**INPUT MATERIAL**
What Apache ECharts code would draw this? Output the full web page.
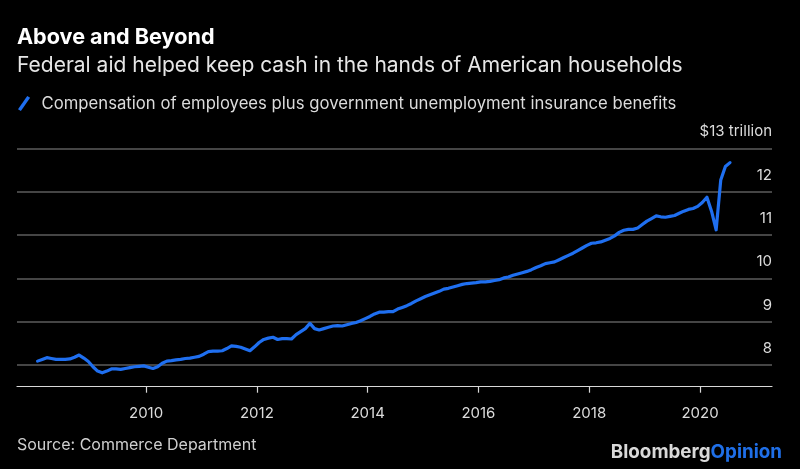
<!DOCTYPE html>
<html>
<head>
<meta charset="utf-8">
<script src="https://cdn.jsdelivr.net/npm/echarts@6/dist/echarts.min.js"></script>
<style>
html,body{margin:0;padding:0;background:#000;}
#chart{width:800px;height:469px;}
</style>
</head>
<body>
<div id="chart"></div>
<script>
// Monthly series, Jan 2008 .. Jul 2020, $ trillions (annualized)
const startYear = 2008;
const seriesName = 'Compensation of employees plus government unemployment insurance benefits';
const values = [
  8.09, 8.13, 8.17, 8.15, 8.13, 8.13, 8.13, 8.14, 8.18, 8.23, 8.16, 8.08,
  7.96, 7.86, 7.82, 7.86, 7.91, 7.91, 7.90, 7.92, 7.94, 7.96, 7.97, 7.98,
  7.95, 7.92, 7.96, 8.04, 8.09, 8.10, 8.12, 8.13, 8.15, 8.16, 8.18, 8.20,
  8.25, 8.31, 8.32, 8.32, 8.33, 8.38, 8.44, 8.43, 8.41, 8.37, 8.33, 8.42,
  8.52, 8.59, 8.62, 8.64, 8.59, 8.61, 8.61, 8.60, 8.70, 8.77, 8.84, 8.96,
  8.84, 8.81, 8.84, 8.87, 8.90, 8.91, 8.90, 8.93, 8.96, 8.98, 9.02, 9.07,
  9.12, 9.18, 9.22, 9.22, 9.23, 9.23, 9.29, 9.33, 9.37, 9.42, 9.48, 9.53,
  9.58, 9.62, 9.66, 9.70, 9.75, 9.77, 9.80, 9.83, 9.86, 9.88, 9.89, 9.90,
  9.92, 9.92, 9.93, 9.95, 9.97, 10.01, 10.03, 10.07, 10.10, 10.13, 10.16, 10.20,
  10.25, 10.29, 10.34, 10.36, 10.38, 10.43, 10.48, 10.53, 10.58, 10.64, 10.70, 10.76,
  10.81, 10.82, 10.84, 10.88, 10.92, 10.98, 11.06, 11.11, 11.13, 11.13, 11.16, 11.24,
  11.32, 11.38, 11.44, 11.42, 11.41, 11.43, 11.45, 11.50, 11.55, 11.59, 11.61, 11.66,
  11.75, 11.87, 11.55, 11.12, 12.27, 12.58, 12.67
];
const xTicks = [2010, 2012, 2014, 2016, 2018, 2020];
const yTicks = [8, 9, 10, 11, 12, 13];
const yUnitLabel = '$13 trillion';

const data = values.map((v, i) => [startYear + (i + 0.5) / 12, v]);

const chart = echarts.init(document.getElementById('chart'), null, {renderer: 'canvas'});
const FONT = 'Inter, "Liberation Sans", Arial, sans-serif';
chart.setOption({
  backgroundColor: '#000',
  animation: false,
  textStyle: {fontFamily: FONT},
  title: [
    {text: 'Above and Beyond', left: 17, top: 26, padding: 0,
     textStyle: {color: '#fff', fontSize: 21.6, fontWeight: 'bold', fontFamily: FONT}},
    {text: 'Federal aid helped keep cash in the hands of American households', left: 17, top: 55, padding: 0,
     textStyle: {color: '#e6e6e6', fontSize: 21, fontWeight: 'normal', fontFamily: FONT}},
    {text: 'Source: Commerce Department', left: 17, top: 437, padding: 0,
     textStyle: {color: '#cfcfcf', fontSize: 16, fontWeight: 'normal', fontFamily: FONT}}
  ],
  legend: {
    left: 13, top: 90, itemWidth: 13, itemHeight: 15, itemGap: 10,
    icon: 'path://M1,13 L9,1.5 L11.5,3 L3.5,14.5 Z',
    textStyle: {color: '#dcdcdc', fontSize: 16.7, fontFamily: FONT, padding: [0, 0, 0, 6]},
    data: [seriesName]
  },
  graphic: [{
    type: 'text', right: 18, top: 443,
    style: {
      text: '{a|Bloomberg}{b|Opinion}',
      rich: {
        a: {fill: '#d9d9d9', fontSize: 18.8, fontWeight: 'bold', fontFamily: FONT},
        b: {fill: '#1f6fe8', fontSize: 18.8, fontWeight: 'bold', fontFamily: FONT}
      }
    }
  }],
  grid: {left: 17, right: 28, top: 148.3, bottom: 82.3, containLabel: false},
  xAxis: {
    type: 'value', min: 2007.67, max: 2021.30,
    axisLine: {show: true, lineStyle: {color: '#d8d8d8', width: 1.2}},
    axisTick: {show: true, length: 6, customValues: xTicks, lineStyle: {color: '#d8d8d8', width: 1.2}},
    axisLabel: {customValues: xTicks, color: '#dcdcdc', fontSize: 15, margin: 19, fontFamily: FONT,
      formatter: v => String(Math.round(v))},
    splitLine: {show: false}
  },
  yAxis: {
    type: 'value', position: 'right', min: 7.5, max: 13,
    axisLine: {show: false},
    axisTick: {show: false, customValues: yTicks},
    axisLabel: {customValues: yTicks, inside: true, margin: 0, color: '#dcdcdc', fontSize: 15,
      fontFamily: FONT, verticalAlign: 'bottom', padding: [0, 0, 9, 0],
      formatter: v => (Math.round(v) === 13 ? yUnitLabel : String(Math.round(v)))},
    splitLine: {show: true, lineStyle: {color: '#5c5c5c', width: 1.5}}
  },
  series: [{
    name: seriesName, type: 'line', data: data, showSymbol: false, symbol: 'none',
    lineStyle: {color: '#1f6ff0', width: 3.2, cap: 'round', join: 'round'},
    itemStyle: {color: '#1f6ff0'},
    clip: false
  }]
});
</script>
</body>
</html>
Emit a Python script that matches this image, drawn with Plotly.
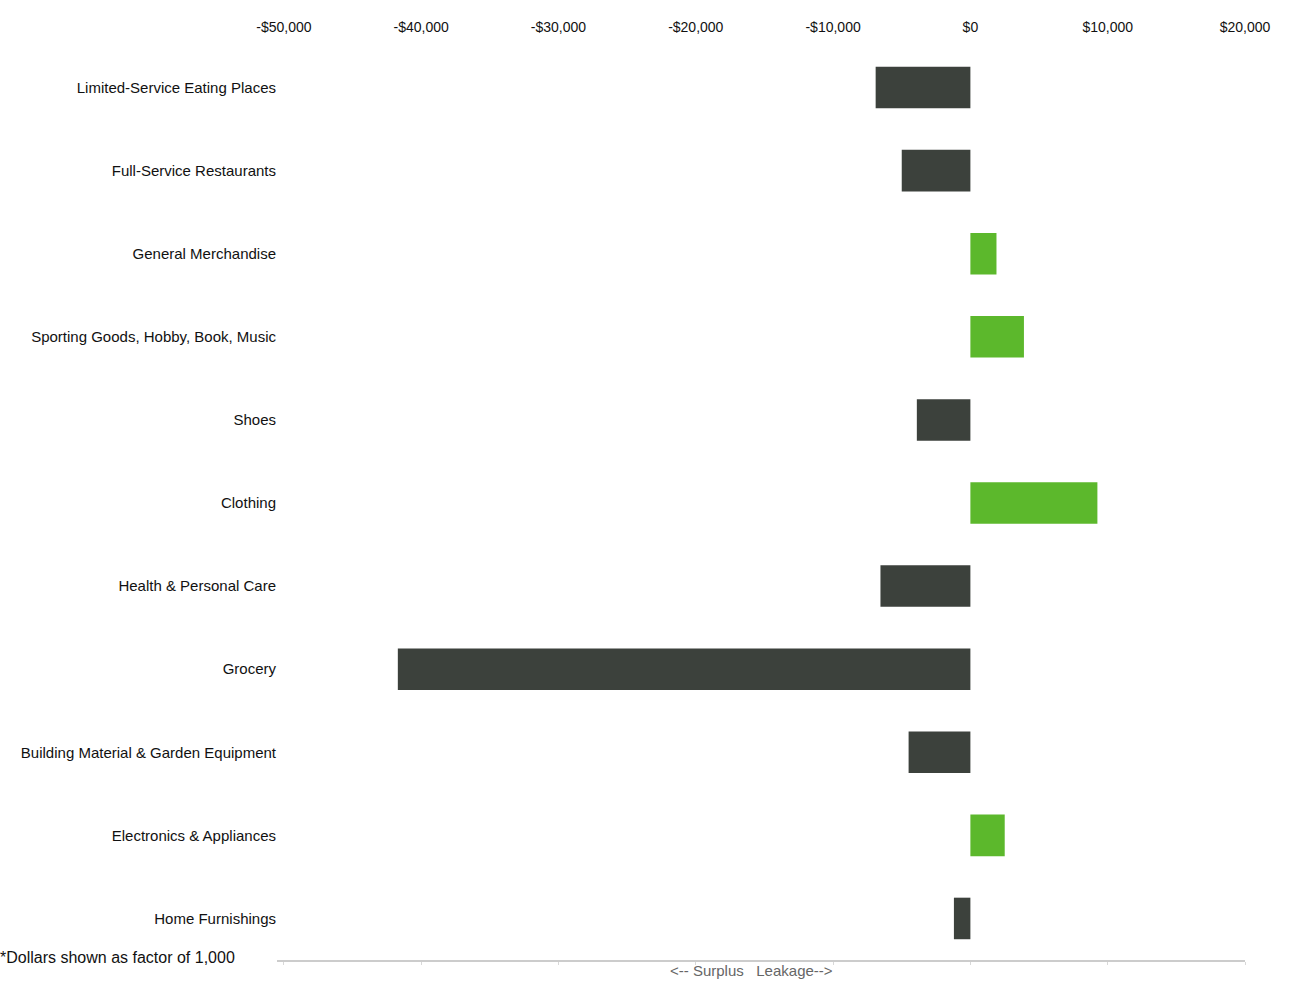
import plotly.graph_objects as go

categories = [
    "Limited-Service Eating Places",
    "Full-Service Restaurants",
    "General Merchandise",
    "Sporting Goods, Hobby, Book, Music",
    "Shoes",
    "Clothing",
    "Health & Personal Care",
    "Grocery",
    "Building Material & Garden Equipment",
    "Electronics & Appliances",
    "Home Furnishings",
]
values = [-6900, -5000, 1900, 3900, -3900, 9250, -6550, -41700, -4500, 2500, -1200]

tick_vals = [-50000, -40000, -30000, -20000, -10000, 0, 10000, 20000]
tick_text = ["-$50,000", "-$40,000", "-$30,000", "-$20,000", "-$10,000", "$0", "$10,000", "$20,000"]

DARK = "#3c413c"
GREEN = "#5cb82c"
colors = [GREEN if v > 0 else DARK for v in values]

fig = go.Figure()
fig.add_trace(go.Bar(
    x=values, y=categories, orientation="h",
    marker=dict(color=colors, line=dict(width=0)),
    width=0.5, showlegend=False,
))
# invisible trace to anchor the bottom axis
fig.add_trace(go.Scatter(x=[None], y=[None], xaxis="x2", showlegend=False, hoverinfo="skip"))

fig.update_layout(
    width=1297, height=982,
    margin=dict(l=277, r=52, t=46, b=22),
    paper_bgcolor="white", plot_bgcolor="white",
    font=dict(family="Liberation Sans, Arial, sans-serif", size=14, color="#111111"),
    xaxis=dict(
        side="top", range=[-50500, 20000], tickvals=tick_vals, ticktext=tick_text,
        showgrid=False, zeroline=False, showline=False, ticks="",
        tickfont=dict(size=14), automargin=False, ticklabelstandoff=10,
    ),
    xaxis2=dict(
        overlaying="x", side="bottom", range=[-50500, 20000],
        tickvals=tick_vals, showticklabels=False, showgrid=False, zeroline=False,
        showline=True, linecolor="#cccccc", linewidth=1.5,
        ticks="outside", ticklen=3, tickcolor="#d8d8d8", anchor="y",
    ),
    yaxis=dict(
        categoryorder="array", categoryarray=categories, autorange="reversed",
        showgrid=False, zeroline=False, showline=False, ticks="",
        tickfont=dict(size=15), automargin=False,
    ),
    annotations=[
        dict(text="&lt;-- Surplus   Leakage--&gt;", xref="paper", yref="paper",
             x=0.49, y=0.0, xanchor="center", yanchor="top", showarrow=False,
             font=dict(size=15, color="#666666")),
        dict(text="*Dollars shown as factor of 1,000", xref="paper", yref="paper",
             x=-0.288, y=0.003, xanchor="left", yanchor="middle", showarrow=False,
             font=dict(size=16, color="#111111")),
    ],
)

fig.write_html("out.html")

**PROMPT**
In the records above, find the lines containing "this" and copy them.

**TASK RESULT**
What Apache ECharts code would draw this? Output the full web page.
Emit a Python script that matches this image, drawn with Plotly.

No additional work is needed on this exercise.